--- start Data section ---

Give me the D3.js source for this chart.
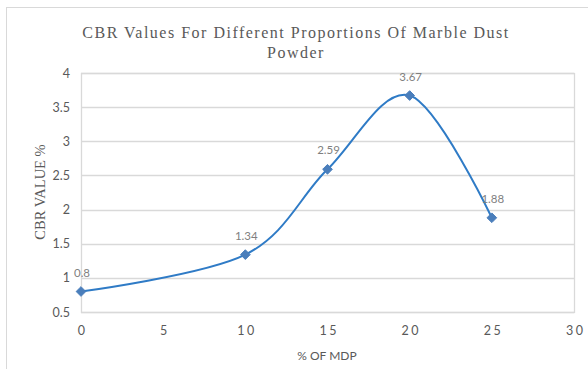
<!DOCTYPE html>
<html><head><meta charset="utf-8">
<script src="https://cdn.jsdelivr.net/npm/d3@7"></script>
<style>body{margin:0;background:#fff}svg{display:block}</style>
</head><body>
<svg id="c" width="588" height="369"></svg>
<script>
const xValues = [0, 10, 15, 20, 25];
const cbrValues = [0.8, 1.34, 2.59, 3.67, 1.88];
const xTicks = [0, 5, 10, 15, 20, 25, 30];
const yTicks = [0.5, 1, 1.5, 2, 2.5, 3, 3.5, 4];
const titleLines = ["CBR Values For Different Proportions Of Marble Dust", "Powder"];
const xTitle = "% OF MDP";
const yTitle = "CBR VALUE %";

const svg = d3.select("#c");
const m = {left: 81, right: 574, top: 73, bottom: 312};
const x = d3.scaleLinear().domain([0, 30]).range([m.left, m.right]);
const y = d3.scaleLinear().domain([0.5, 4]).range([m.bottom, m.top]);
const gray = "#595959";
const sans = "Lato, 'Open Sans', sans-serif";
const serif = "'Liberation Serif', 'DejaVu Serif', serif";

// outer chart border
svg.append("rect").attr("x", 6.5).attr("y", 7.5).attr("width", 600).attr("height", 400)
  .attr("fill", "none").attr("stroke", "#d9d9d9").attr("stroke-width", 1);

// gridlines
svg.append("g").selectAll("line").data(yTicks).join("line")
  .attr("x1", m.left).attr("x2", m.right)
  .attr("y1", d => Math.round(y(d)) + 0.5).attr("y2", d => Math.round(y(d)) + 0.5)
  .attr("stroke", "#d9d9d9").attr("stroke-width", 1.3);
// plot border
svg.append("rect").attr("x", m.left + 0.5).attr("y", m.top + 0.5)
  .attr("width", m.right - m.left).attr("height", m.bottom - m.top)
  .attr("fill", "none").attr("stroke", "#d9d9d9").attr("stroke-width", 1.3);

// y axis tick labels
const yAxis = d3.axisLeft(y).tickValues(yTicks).tickSize(0).tickPadding(11).tickFormat(d3.format(""));
const gy = svg.append("g").attr("transform", `translate(${m.left},0)`).call(yAxis);
gy.select(".domain").remove();
gy.selectAll("text").attr("fill", gray).attr("font-family", sans).attr("font-size", 12.5);

// x axis tick labels
const xAxis = d3.axisBottom(x).tickValues(xTicks).tickSize(0).tickPadding(14).tickFormat(d3.format(""));
const gx = svg.append("g").attr("transform", `translate(0,${m.bottom})`).call(xAxis);
gx.select(".domain").remove();
gx.selectAll("text").attr("fill", gray).attr("font-family", sans).attr("font-size", 12.5)
  .attr("letter-spacing", 2.5).attr("dx", 1.2);

// line
const pts = xValues.map((v, i) => [v, cbrValues[i]]);
const line = d3.line().x(d => x(d[0])).y(d => y(d[1])).curve(d3.curveCardinal.tension(0));
svg.append("path").datum(pts).attr("d", line).attr("fill", "none")
  .attr("stroke", "#2f7bc6").attr("stroke-width", 2);

// markers
svg.append("g").selectAll("path").data(pts).join("path")
  .attr("d", d3.symbol(d3.symbolDiamond2, 60))
  .attr("transform", d => `translate(${x(d[0])},${y(d[1])})`)
  .attr("fill", "#4a7ebb").attr("stroke", "#4a7ebb").attr("stroke-width", 1);

// data labels
svg.append("g").selectAll("text").data(pts).join("text")
  .attr("x", d => x(d[0]) + 1).attr("y", d => y(d[1]) - 15)
  .attr("text-anchor", "middle").attr("fill", "#7f7f7f")
  .attr("font-family", sans).attr("font-size", 11.5)
  .text(d => d[1]);

// title
svg.append("g").selectAll("text").data(titleLines).join("text")
  .attr("x", 296).attr("y", (d, i) => 38 + i * 20)
  .attr("text-anchor", "middle").attr("fill", gray)
  .attr("font-family", serif).attr("font-size", 16).attr("letter-spacing", 1.5)
  .text(d => d);

// axis titles
svg.append("text").attr("x", 327).attr("y", 360).attr("text-anchor", "middle")
  .attr("fill", gray).attr("font-family", sans).attr("font-size", 12).text(xTitle);
svg.append("text").attr("transform", "translate(45,192) rotate(-90)").attr("text-anchor", "middle")
  .attr("fill", gray).attr("font-family", serif).attr("font-size", 14.5).text(yTitle);
</script>
</body></html>
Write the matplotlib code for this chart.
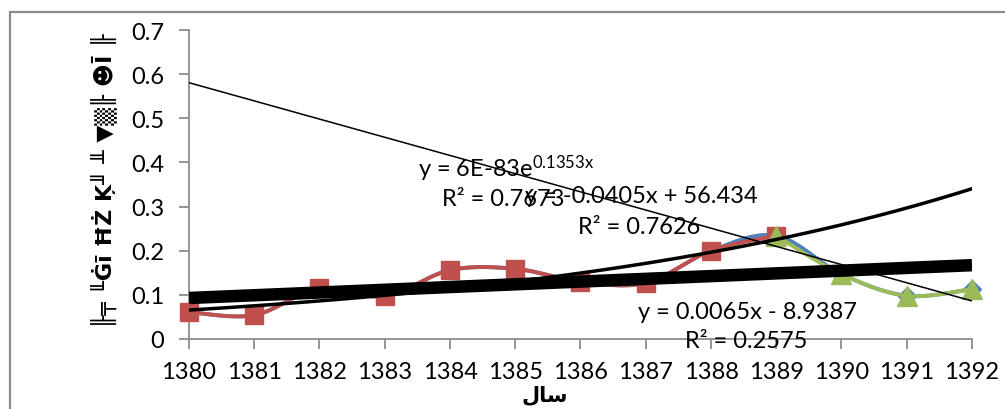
import numpy as np
import matplotlib
matplotlib.use("Agg")
import matplotlib.pyplot as plt
from matplotlib.patches import Rectangle

# ---- data ----
years = [1380, 1381, 1382, 1383, 1384, 1385, 1386, 1387, 1388, 1389, 1390, 1391, 1392]
all_values = [0.061, 0.054, 0.115, 0.097, 0.156, 0.159, 0.130, 0.127, 0.200, 0.234, 0.147, 0.098, 0.113]
red_years = [1380, 1381, 1382, 1383, 1384, 1385, 1386, 1387, 1388, 1389]
red_values = [0.061, 0.054, 0.115, 0.097, 0.156, 0.159, 0.130, 0.127, 0.200, 0.234]
green_years = [1389, 1390, 1391, 1392]
green_values = [0.234, 0.147, 0.098, 0.113]
yticks = [0, 0.1, 0.2, 0.3, 0.4, 0.5, 0.6, 0.7]
ylabel_text = "╟╤ ╙Ġī ĦŻ Ķ╜ ╨ ▼▒╟ ☻Ī ╟"
xlabel_text = "ﻝﺎﺳ"  # سال (presentation forms, visual order)
eq_exp = "y = 6E-83e$^{0.1353x}$"
r2_exp = "R² = 0.7673"
eq_dec = "y = -0.0405x + 56.434"
r2_dec = "R² = 0.7626"
eq_lin = "y = 0.0065x - 8.9387"
r2_lin = "R² = 0.2575"

BLUE = "#4F81BD"
RED = "#C0504D"
GREEN = "#9BBB59"

plt.rcParams['font.family'] = ['Lato', 'DejaVu Sans']
plt.rcParams['mathtext.fontset'] = 'custom'
plt.rcParams['mathtext.rm'] = 'Lato'
plt.rcParams['mathtext.it'] = 'Lato'


def smooth(xs, ys, n=30):
    xs = np.asarray(xs, float)
    ys = np.asarray(ys, float)
    P = np.column_stack([xs, ys])
    Pext = np.vstack([P[0], P, P[-1]])
    out = []
    t = np.linspace(0, 1, n)[:, None]
    for i in range(len(P) - 1):
        p0, p1, p2, p3 = Pext[i], Pext[i + 1], Pext[i + 2], Pext[i + 3]
        b1 = p1 + (p2 - p0) / 6
        b2 = p2 - (p3 - p1) / 6
        seg = ((1 - t) ** 3) * p1 + 3 * ((1 - t) ** 2) * t * b1 + 3 * (1 - t) * t ** 2 * b2 + t ** 3 * p2
        out.append(seg if i == 0 else seg[1:])
    s = np.vstack(out)
    return s[:, 0], s[:, 1]


fig = plt.figure(figsize=(10.05, 4.10), dpi=100)
ax = fig.add_axes([189 / 1005, 70 / 410, (972 - 189) / 1005, (340 - 31) / 410])

# series
bx, by = smooth(years, all_values)
ax.plot(bx, by, color=BLUE, lw=2.8, clip_on=False, zorder=2)
ax.plot(years, all_values, ls='none', marker='D', ms=9.5, color=BLUE, clip_on=False, zorder=2)

rx, ry = smooth(red_years, red_values)
ax.plot(rx, ry, color=RED, lw=2.8, clip_on=False, zorder=3)
ax.plot(red_years, red_values, ls='none', marker='s', ms=13.5, color=RED, clip_on=False, zorder=3)

gx, gy = smooth(green_years, green_values)
ax.plot(gx, gy, color=GREEN, lw=2.8, clip_on=False, zorder=4)
ax.plot(green_years, green_values, ls='none', marker='^', ms=14, color=GREEN, clip_on=False, zorder=4)

# trendlines
xt = np.linspace(years[0], years[-1], 200)
c_lin = np.polyfit(years, all_values, 1)
ax.plot(xt, np.polyval(c_lin, xt), color='black', lw=9, zorder=5, solid_capstyle='butt')
c_exp = np.polyfit(red_years, np.log(red_values), 1)
ax.plot(xt, np.exp(np.polyval(c_exp, xt)), color='black', lw=2.5, zorder=6)
c_dec = np.polyfit(green_years, green_values, 1)
ax.plot(xt, np.polyval(c_dec, xt), color='black', lw=1.1, zorder=6)

# labels of trendlines
fs = 17
ax.text(418 / 1005, 1 - 177 / 410, eq_exp, transform=fig.transFigure, fontsize=fs, va='baseline', zorder=7)
ax.text(442 / 1005, 1 - 206 / 410, r2_exp, transform=fig.transFigure, fontsize=fs, va='baseline', zorder=7)
ax.text(525 / 1005, 1 - 203 / 410, eq_dec, transform=fig.transFigure, fontsize=fs, va='baseline', zorder=7)
ax.text(578 / 1005, 1 - 234 / 410, r2_dec, transform=fig.transFigure, fontsize=fs, va='baseline', zorder=7)
ax.text(638 / 1005, 1 - 319 / 410, eq_lin, transform=fig.transFigure, fontsize=fs, va='baseline', zorder=7)
ax.text(685 / 1005, 1 - 348 / 410, r2_lin, transform=fig.transFigure, fontsize=fs, va='baseline', zorder=7)

ax.set_xlim(years[0], years[-1])
ax.set_ylim(0, 0.7)
ax.set_xticks(years)
ax.set_xticklabels([str(y) for y in years])
ax.set_yticks(yticks)
ax.set_yticklabels(["0" if v == 0 else f"{v:.1f}" for v in yticks])
for s in ['top', 'right']:
    ax.spines[s].set_visible(False)
for s in ['left', 'bottom']:
    ax.spines[s].set_color('#8c8c8c')
    ax.spines[s].set_linewidth(1.3)
ax.tick_params(axis='both', colors='#8c8c8c', labelcolor='black', labelsize=fs, length=7, width=1.3)
ax.tick_params(axis='y', pad=11)
ax.tick_params(axis='x', pad=9)

fig.text(545 / 1005, 1 - 395 / 410, xlabel_text, ha='center', va='center', family=['DejaVu Sans'],
         fontsize=15, fontweight='bold')
fig.text(104 / 1005, 1 - 181 / 410, ylabel_text, rotation=90, ha='center', va='center',
         fontsize=16, fontweight='bold', family=['DejaVu Sans'])

# outer frame
fig.patches.append(Rectangle((10 / 1005, -0.1), 1.2, 1 - 13 / 410 + 0.1, transform=fig.transFigure,
                             fill=False, edgecolor='#8c8c8c', lw=1.6, zorder=0))

fig.savefig("out.png", dpi=100)
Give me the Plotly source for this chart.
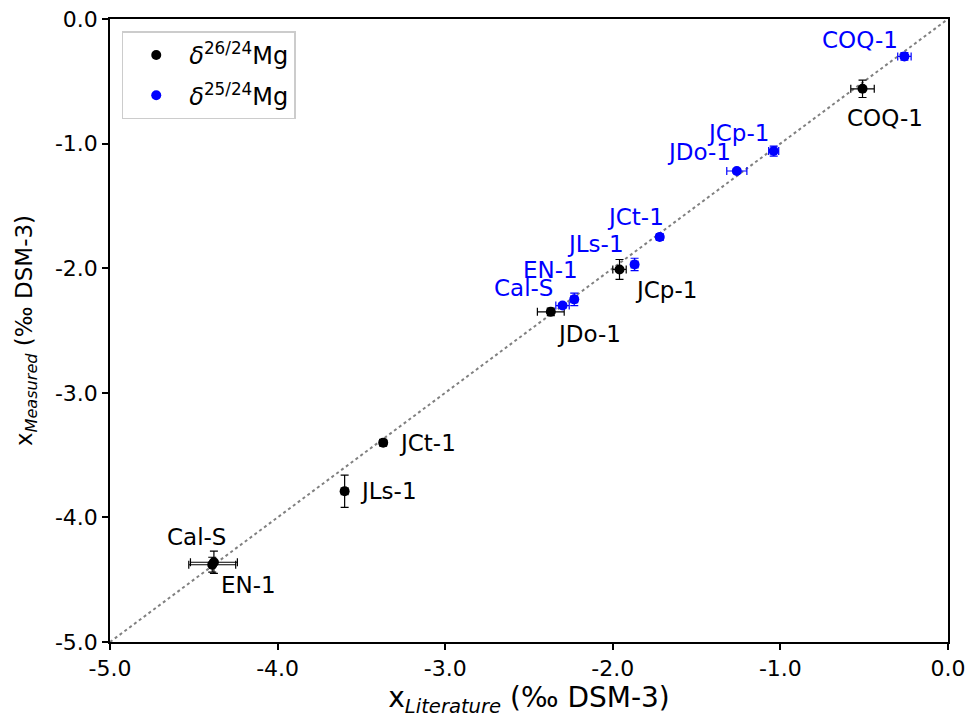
import plotly.graph_objects as go

# ---- data ----
samples_26 = ["COQ-1", "JCp-1", "JDo-1", "JCt-1", "JLs-1", "Cal-S", "EN-1"]
lit_26 = [-0.51, -1.96, -2.37, -3.37, -3.60, -4.38, -4.39]
lit_26_err = [0.07, 0.04, 0.08, 0.02, 0.02, 0.14, 0.14]
meas_26 = [-0.56, -2.01, -2.35, -3.40, -3.79, -4.36, -4.38]
meas_26_err = [0.07, 0.08, 0.03, 0.02, 0.13, 0.09, 0.06]

samples_25 = ["COQ-1", "JCp-1", "JDo-1", "JCt-1", "JLs-1", "EN-1", "Cal-S"]
lit_25 = [-0.26, -1.04, -1.26, -1.72, -1.87, -2.23, -2.30]
lit_25_err = [0.04, 0.03, 0.06, 0.02, 0.02, 0.02, 0.04]
meas_25 = [-0.30, -1.06, -1.22, -1.75, -1.97, -2.25, -2.30]
meas_25_err = [0.03, 0.04, 0.02, 0.02, 0.05, 0.05, 0.02]

one_to_one = [-5.0, 0.0]
tick_vals = [-5.0, -4.0, -3.0, -2.0, -1.0, 0.0]
tick_text = ["-5.0", "-4.0", "-3.0", "-2.0", "-1.0", "0.0"]

# ---- label offsets (pixels: dx right, dy down) ----
off_26 = {"COQ-1": (22, 29), "JCp-1": (46, 21), "JDo-1": (38, 22), "JCt-1": (44, 0),
          "JLs-1": (44, 0), "Cal-S": (-17, -25), "EN-1": (36, 20)}
off_25 = {"COQ-1": (-44, -16), "JCp-1": (-36, -18), "JDo-1": (-38, -19), "JCt-1": (-24, -20),
          "JLs-1": (-39, -20), "EN-1": (-24, -29), "Cal-S": (-39, -18)}

FONT = "DejaVu Sans"
fig = go.Figure()

fig.add_trace(go.Scatter(x=one_to_one, y=one_to_one, mode="lines",
                         line=dict(color="gray", width=2, dash="dot"),
                         showlegend=False, hoverinfo="skip"))

fig.add_trace(go.Scatter(
    x=lit_26, y=meas_26, mode="markers", name="<i>δ</i><sup>26/24</sup>Mg",
    legendgroup="g26",
    marker=dict(color="black", size=10),
    error_x=dict(type="data", array=lit_26_err, color="black", thickness=1.2, width=4),
    error_y=dict(type="data", array=meas_26_err, color="black", thickness=1.2, width=4),
))
fig.add_trace(go.Scatter(
    x=lit_25, y=meas_25, mode="markers", name="<i>δ</i><sup>25/24</sup>Mg",
    legendgroup="g25",
    marker=dict(color="blue", size=10),
    error_x=dict(type="data", array=lit_25_err, color="blue", thickness=1.2, width=4),
    error_y=dict(type="data", array=meas_25_err, color="blue", thickness=1.2, width=4),
))

for s, x, y in zip(samples_26, lit_26, meas_26):
    dx, dy = off_26[s]
    fig.add_annotation(x=x, y=y, text=s, showarrow=False, xshift=dx, yshift=-dy,
                       font=dict(family=FONT, size=23, color="black"))
for s, x, y in zip(samples_25, lit_25, meas_25):
    dx, dy = off_25[s]
    fig.add_annotation(x=x, y=y, text=s, showarrow=False, xshift=dx, yshift=-dy,
                       font=dict(family=FONT, size=23, color="blue"))

axis_common = dict(range=[-5, 0], tickvals=tick_vals, ticktext=tick_text,
                   showgrid=False, zeroline=False, showline=True, linecolor="black",
                   linewidth=1.5, mirror=True, ticks="outside", ticklen=6, tickwidth=1.5,
                   tickcolor="black", automargin=False,
                   tickfont=dict(family=FONT, size=22, color="black"))

fig.update_layout(
    width=966, height=718,
    margin=dict(l=110, r=18, t=19, b=76),
    paper_bgcolor="white", plot_bgcolor="white",
    font=dict(family=FONT, color="black"),
    xaxis=dict(**axis_common,
               title=dict(text="x<sub><i>Literature</i></sub> (‰ DSM-3)",
                          font=dict(family=FONT, size=28), standoff=6)),
    yaxis=dict(**axis_common,
               title=dict(text="x<sub><i>Measured</i></sub> (‰ DSM-3)",
                          font=dict(family=FONT, size=23), standoff=16)),
    legend=dict(x=0.014, y=0.98, xanchor="left", yanchor="top",
                bgcolor="white", bordercolor="#cccccc", borderwidth=1.5,
                itemwidth=56,
                font=dict(family=FONT, size=24), tracegroupgap=6),
    showlegend=True,
)

fig.write_html("out.html")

--- end Data section ---

Work instructions:
Locate all lines in the listing above with the word "this". Copy them.

Response below:
Give me the D3.js source for this chart.
Write the matplotlib code for this chart.
Give me the Plotly source for this chart.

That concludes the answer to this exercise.